Exact reproduction of the data is required, with images excluded.

| Data excerpt |
* * *

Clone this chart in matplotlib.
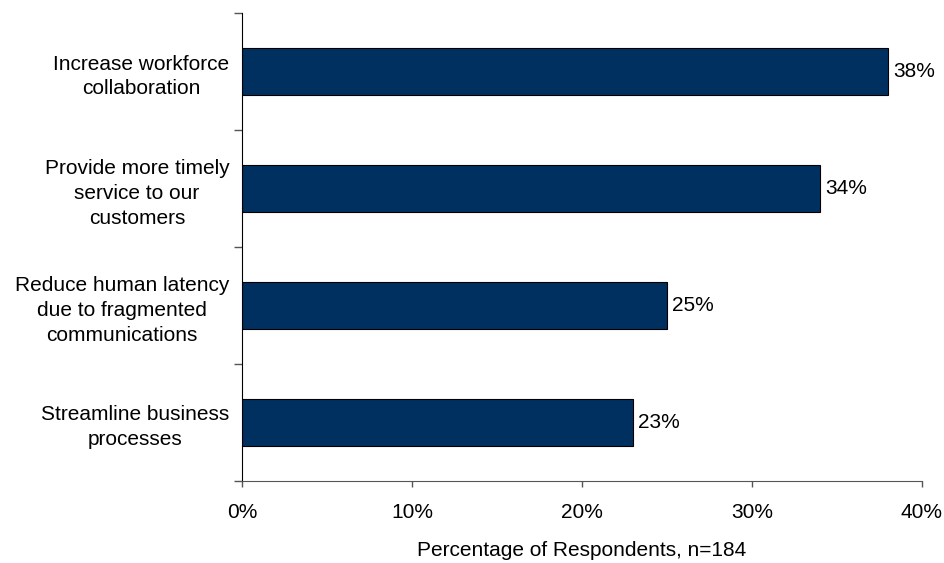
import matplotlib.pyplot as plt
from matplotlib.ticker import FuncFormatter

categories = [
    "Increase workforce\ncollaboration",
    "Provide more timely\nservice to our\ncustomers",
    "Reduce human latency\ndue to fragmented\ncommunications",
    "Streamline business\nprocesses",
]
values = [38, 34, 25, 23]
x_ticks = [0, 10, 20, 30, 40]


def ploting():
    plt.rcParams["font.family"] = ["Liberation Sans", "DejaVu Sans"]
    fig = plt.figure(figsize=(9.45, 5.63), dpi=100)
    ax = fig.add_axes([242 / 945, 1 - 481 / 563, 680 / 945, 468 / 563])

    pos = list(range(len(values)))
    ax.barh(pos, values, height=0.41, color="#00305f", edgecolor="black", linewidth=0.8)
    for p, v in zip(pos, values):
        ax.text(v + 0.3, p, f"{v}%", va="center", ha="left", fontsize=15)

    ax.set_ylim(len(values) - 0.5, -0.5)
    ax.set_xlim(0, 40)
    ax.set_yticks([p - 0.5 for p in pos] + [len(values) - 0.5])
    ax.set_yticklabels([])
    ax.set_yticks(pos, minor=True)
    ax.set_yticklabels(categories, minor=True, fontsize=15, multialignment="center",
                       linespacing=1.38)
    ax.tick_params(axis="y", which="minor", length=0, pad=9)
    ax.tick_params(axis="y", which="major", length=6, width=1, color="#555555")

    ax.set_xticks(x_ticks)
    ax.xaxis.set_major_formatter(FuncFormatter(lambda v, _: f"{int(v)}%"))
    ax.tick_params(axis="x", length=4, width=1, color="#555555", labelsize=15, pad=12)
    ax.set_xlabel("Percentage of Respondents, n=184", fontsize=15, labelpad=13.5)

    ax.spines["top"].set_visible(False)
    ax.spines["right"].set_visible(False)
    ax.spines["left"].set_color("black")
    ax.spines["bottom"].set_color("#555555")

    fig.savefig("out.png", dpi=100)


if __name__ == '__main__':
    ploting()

* * *

| Task response |
Clone this chart in matplotlib.
import matplotlib.pyplot as plt
from matplotlib.ticker import FuncFormatter

categories = [
    "Increase workforce\ncollaboration",
    "Provide more timely\nservice to our\ncustomers",
    "Reduce human latency\ndue to fragmented\ncommunications",
    "Streamline business\nprocesses",
]
values = [38, 34, 25, 23]
x_ticks = [0, 10, 20, 30, 40]


def ploting():
    plt.rcParams["font.family"] = ["Liberation Sans", "DejaVu Sans"]
    fig = plt.figure(figsize=(9.45, 5.63), dpi=100)
    ax = fig.add_axes([242 / 945, 1 - 481 / 563, 680 / 945, 468 / 563])

    pos = list(range(len(values)))
    ax.barh(pos, values, height=0.41, color="#00305f", edgecolor="black", linewidth=0.8)
    for p, v in zip(pos, values):
        ax.text(v + 0.3, p, f"{v}%", va="center", ha="left", fontsize=15)

    ax.set_ylim(len(values) - 0.5, -0.5)
    ax.set_xlim(0, 40)
    ax.set_yticks([p - 0.5 for p in pos] + [len(values) - 0.5])
    ax.set_yticklabels([])
    ax.set_yticks(pos, minor=True)
    ax.set_yticklabels(categories, minor=True, fontsize=15, multialignment="center",
                       linespacing=1.38)
    ax.tick_params(axis="y", which="minor", length=0, pad=9)
    ax.tick_params(axis="y", which="major", length=6, width=1, color="#555555")

    ax.set_xticks(x_ticks)
    ax.xaxis.set_major_formatter(FuncFormatter(lambda v, _: f"{int(v)}%"))
    ax.tick_params(axis="x", length=4, width=1, color="#555555", labelsize=15, pad=12)
    ax.set_xlabel("Percentage of Respondents, n=184", fontsize=15, labelpad=13.5)

    ax.spines["top"].set_visible(False)
    ax.spines["right"].set_visible(False)
    ax.spines["left"].set_color("black")
    ax.spines["bottom"].set_color("#555555")

    fig.savefig("out.png", dpi=100)


if __name__ == '__main__':
    ploting()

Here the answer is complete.